Should the money be treated as a loan or a vendor payment?

ANSWER

In this case, half of the rent is paid by a person outside of the household (the father), and it is an expense that he is not legally obligated to pay and therefore it is (vendor) excluded as income.

The client signed an affidavit stating that the income the landlord is receiving is from her father as a loan.  The affidavit was not signed by both parties and did not include a repayment agreement.  Because of this, in addition to the fact that Section 63-117.20 refers to these as “recurring payments,” the payments are not considered a loan.  Since the payments are being made straight to the landlord without the household ever receiving it, the payments will be considered excluded (non-obligated) vendor payments.  The household would only receive $350 shelter deduction, which is the portion of rent they are paying.

ACIN I-73-04

 

Treatment of Work Study Grants

A household member receives a Federal Work Study Grant. The grant award letter stated that the work study amount is $4000.  The household member has earned the $4000 and continues to work.  The grant disbursements are currently suspended because she has two incomplete classes; withheld until classes are completed.

QUESTION 1

Now that the work study allotted in the award letter has been earned (met), do we count the continued income in the CalFresh budget?

ANSWER 1

Yes. Additional hours are counted as income. The household member has earned the $4000 allotted in the grant, so all additional hours will count as income.
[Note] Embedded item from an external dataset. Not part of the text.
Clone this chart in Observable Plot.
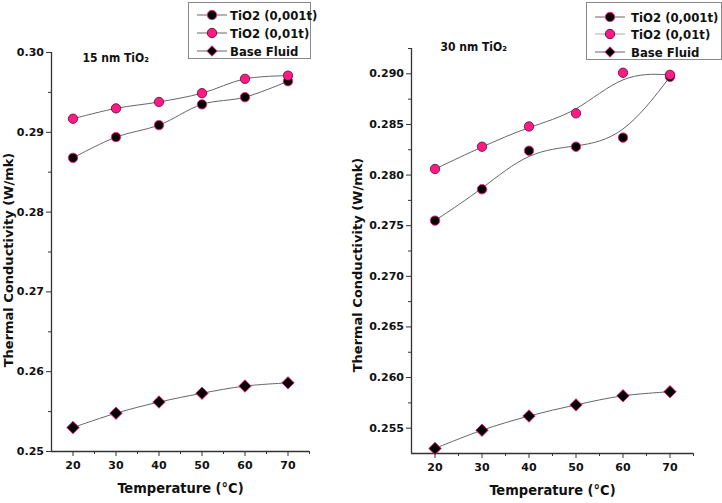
<!DOCTYPE html>
<html>
<head>
<meta charset="utf-8">
<script src="https://cdn.jsdelivr.net/npm/d3@7"></script>
<script src="https://cdn.jsdelivr.net/npm/@observablehq/plot@0.6"></script>
<style>
  html, body { margin: 0; padding: 0; background: #fff; }
  #wrap { position: relative; width: 722px; height: 503px; overflow: hidden; background: #fff; font-family: "DejaVu Sans", sans-serif; font-weight: bold; }
  .panel { position: absolute; top: 0; }
  .legend { position: absolute; background: #fff; border: 1px solid #888; box-sizing: border-box; }
  .lrow { position: absolute; left: 0; height: 16px; display: flex; align-items: center; }
  .lrow span { font-family: "DejaVu Sans Condensed", "DejaVu Sans", sans-serif; font-stretch: condensed; font-size: 13px; color: #111; white-space: nowrap; }
</style>
</head>
<body>
<div id="wrap"></div>
<script>
// ---------- data ----------
const temps = [20, 30, 40, 50, 60, 70];
const seriesNames = ["TiO2 (0,001t)", "TiO2 (0,01t)", "Base Fluid"];

// 15 nm TiO2 panel
const tio2_15_001 = [0.2868, 0.2894, 0.2909, 0.2935, 0.2944, 0.2964];
const tio2_15_01  = [0.2917, 0.2930, 0.2938, 0.2949, 0.2967, 0.2971];
const base_15     = [0.2530, 0.2548, 0.2562, 0.2573, 0.2582, 0.2586];

// 30 nm TiO2 panel
const tio2_30_001 = [0.2755, 0.2786, 0.2824, 0.2828, 0.2837, 0.2897];
const tio2_30_01  = [0.2806, 0.2828, 0.2848, 0.2861, 0.2901, 0.2899];
const base_30     = [0.2530, 0.2548, 0.2562, 0.2573, 0.2582, 0.2586];

// tick labels
const xTicks = [20, 30, 40, 50, 60, 70];
const xMinor = [25, 35, 45, 55, 65, 75];
const yTicks15 = [0.25, 0.26, 0.27, 0.28, 0.29, 0.30];
const yMinor15 = [0.255, 0.265, 0.275, 0.285, 0.295];
const yTicks30 = [0.255, 0.260, 0.265, 0.270, 0.275, 0.280, 0.285, 0.290];
const yMinor30 = [0.2575, 0.2625, 0.2675, 0.2725, 0.2775, 0.2825, 0.2875, 0.2925];

// ---------- styles ----------
const PINK = "#ff1a88";
const DARK = "#5a0a2a";
const LINE = "#666";
const AXIS = "#333";
const COND = "DejaVu Sans Condensed, DejaVu Sans, sans-serif";

const rows = (vals) => temps.map((t, i) => ({t, k: vals[i]}));

function panel({width, margins, yDomain, yTicks, yMinor, yFmt, s001, s01, sBase, curveTio2, curveBase, title, titleDx, titleDy, yLabDx, yLabDy}) {
  const d001 = rows(s001), d01 = rows(s01), dB = rows(sBase);
  return Plot.plot({
    width, height: 503,
    marginLeft: margins[0], marginRight: margins[1], marginTop: margins[2], marginBottom: margins[3],
    style: {fontFamily: "DejaVu Sans", fontWeight: "bold", fontSize: "11px", color: "#111", background: "transparent", overflow: "visible"},
    x: {domain: [15, 75]},
    y: {domain: yDomain},
    marks: [
      Plot.axisY({ticks: yTicks, tickFormat: d3.format(yFmt), tickSize: 5, tickPadding: 2.5, label: null, stroke: AXIS, strokeWidth: 1, fill: "#111"}),
      Plot.axisY({ticks: yMinor, tickFormat: () => "", tickSize: 3, label: null, stroke: AXIS, strokeWidth: 1}),
      Plot.axisX({ticks: xTicks, tickSize: 5, tickPadding: 5, label: null, stroke: AXIS, strokeWidth: 1, fill: "#111"}),
      Plot.axisX({ticks: xMinor, tickFormat: () => "", tickSize: 3, label: null, stroke: AXIS, strokeWidth: 1}),
      Plot.ruleX([15], {stroke: AXIS, strokeWidth: 1.3}),
      Plot.ruleY([yDomain[0]], {stroke: AXIS, strokeWidth: 1.3}),
      Plot.line(dB, {x: "t", y: "k", stroke: LINE, strokeWidth: 1, curve: curveBase}),
      Plot.line(d001, {x: "t", y: "k", stroke: LINE, strokeWidth: 1, curve: curveTio2}),
      Plot.line(d01, {x: "t", y: "k", stroke: LINE, strokeWidth: 1, curve: curveTio2}),
      Plot.dot(dB, {x: "t", y: "k", symbol: "diamond2", r: 5.6, fill: "#000", stroke: PINK, strokeWidth: 0.9}),
      Plot.dot(d001, {x: "t", y: "k", r: 4.7, fill: "#000", stroke: PINK, strokeWidth: 0.9}),
      Plot.dot(d01, {x: "t", y: "k", r: 4.7, fill: PINK, stroke: DARK, strokeWidth: 0.8}),
      Plot.text(["Thermal Conductivity (W/mk)"], {frameAnchor: "left", rotate: -90, dx: yLabDx, dy: yLabDy, fontSize: 13, fontWeight: "bold", fill: "#111", textAnchor: "middle"}),
      Plot.text(["Temperature (°C)"], {frameAnchor: "bottom", dy: 41, fontSize: 14.5, fontFamily: COND, fontWeight: "bold", fill: "#111"}),
      Plot.text([title], {frameAnchor: "top-left", textAnchor: "start", lineAnchor: "bottom", dx: titleDx, dy: titleDy, fontSize: 12, fontFamily: COND, fontWeight: "bold", fill: "#111"})
    ]
  });
}

const wrap = document.getElementById("wrap");

const left = panel({
  width: 361, margins: [51, 52, 52, 52], yDomain: [0.25, 0.30], yTicks: yTicks15, yMinor: yMinor15, yFmt: ".2f",
  s001: tio2_15_001, s01: tio2_15_01, sBase: base_15, curveTio2: "catmull-rom", curveBase: "catmull-rom",
  title: "15 nm TiO₂", titleDx: 31, titleDy: 9, yLabDx: -43, yLabDy: 8
});
const right = panel({
  width: 382, margins: [71, 29, 48, 50], yDomain: [0.2525, 0.2925], yTicks: yTicks30, yMinor: yMinor30, yFmt: ".3f",
  s001: tio2_30_001, s01: tio2_30_01, sBase: base_30, curveTio2: "basis", curveBase: "catmull-rom",
  title: "30 nm TiO₂", titleDx: 29, titleDy: 2, yLabDx: -54, yLabDy: 14
});

const pl = document.createElement("div"); pl.className = "panel"; pl.style.left = "0px"; pl.appendChild(left); wrap.appendChild(pl);
const pr = document.createElement("div"); pr.className = "panel"; pr.style.left = "340px"; pr.appendChild(right); wrap.appendChild(pr);

// ---------- legends ----------
const legendSymbols = [
  {fill: "#000", stroke: PINK, shape: "circle", line: LINE},
  {fill: PINK, stroke: DARK, shape: "circle", line: LINE},
  {fill: "#000", stroke: PINK, shape: "diamond", line: LINE}
];
function addLegend(x, y, w, h, lineLeft, textLeft, rowTops, secondLine) {
  const box = document.createElement("div");
  box.className = "legend";
  Object.assign(box.style, {left: x + "px", top: y + "px", width: w + "px", height: h + "px"});
  seriesNames.forEach((name, i) => {
    const s = legendSymbols[i];
    const row = document.createElement("div");
    row.className = "lrow";
    row.style.top = rowTops[i] + "px";
    row.style.left = lineLeft + "px";
    const lc = (i === 1 && secondLine) ? secondLine : s.line;
    const shape = s.shape === "circle"
      ? `<circle cx="15" cy="8" r="4.7" fill="${s.fill}" stroke="${s.stroke}" stroke-width="0.9"/>`
      : `<path d="M15,2.8L20.2,8L15,13.2L9.8,8Z" fill="${s.fill}" stroke="${s.stroke}" stroke-width="0.9"/>`;
    row.innerHTML = `<svg width="${textLeft - lineLeft}" height="16"><line x1="0" x2="30" y1="8" y2="8" stroke="${lc}" stroke-width="1"/>${shape}</svg><span>${name}</span>`;
    box.appendChild(row);
  });
  wrap.appendChild(box);
}
addLegend(188, 2, 123, 57, 8, 41, [4, 22, 40], null);
addLegend(586, 2, 136, 58, 8, 44, [6, 23, 41], "#aaa");
</script>
</body>
</html>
Per Section 63-222.2, earned income will include but not be limited to work study income, which has not been excluded by federal statute, or through application of allowable exclusions.

QUESTION 2

Does the Federal Work Study continue to be exempt while the disbursements are suspended?

ANSWER 2

Yes.  Federal Work Study income continues to be exempt while disbursements are withheld because the household member needs to complete two classes.  She continues to be eligible to the grants that were awarded under Title IV.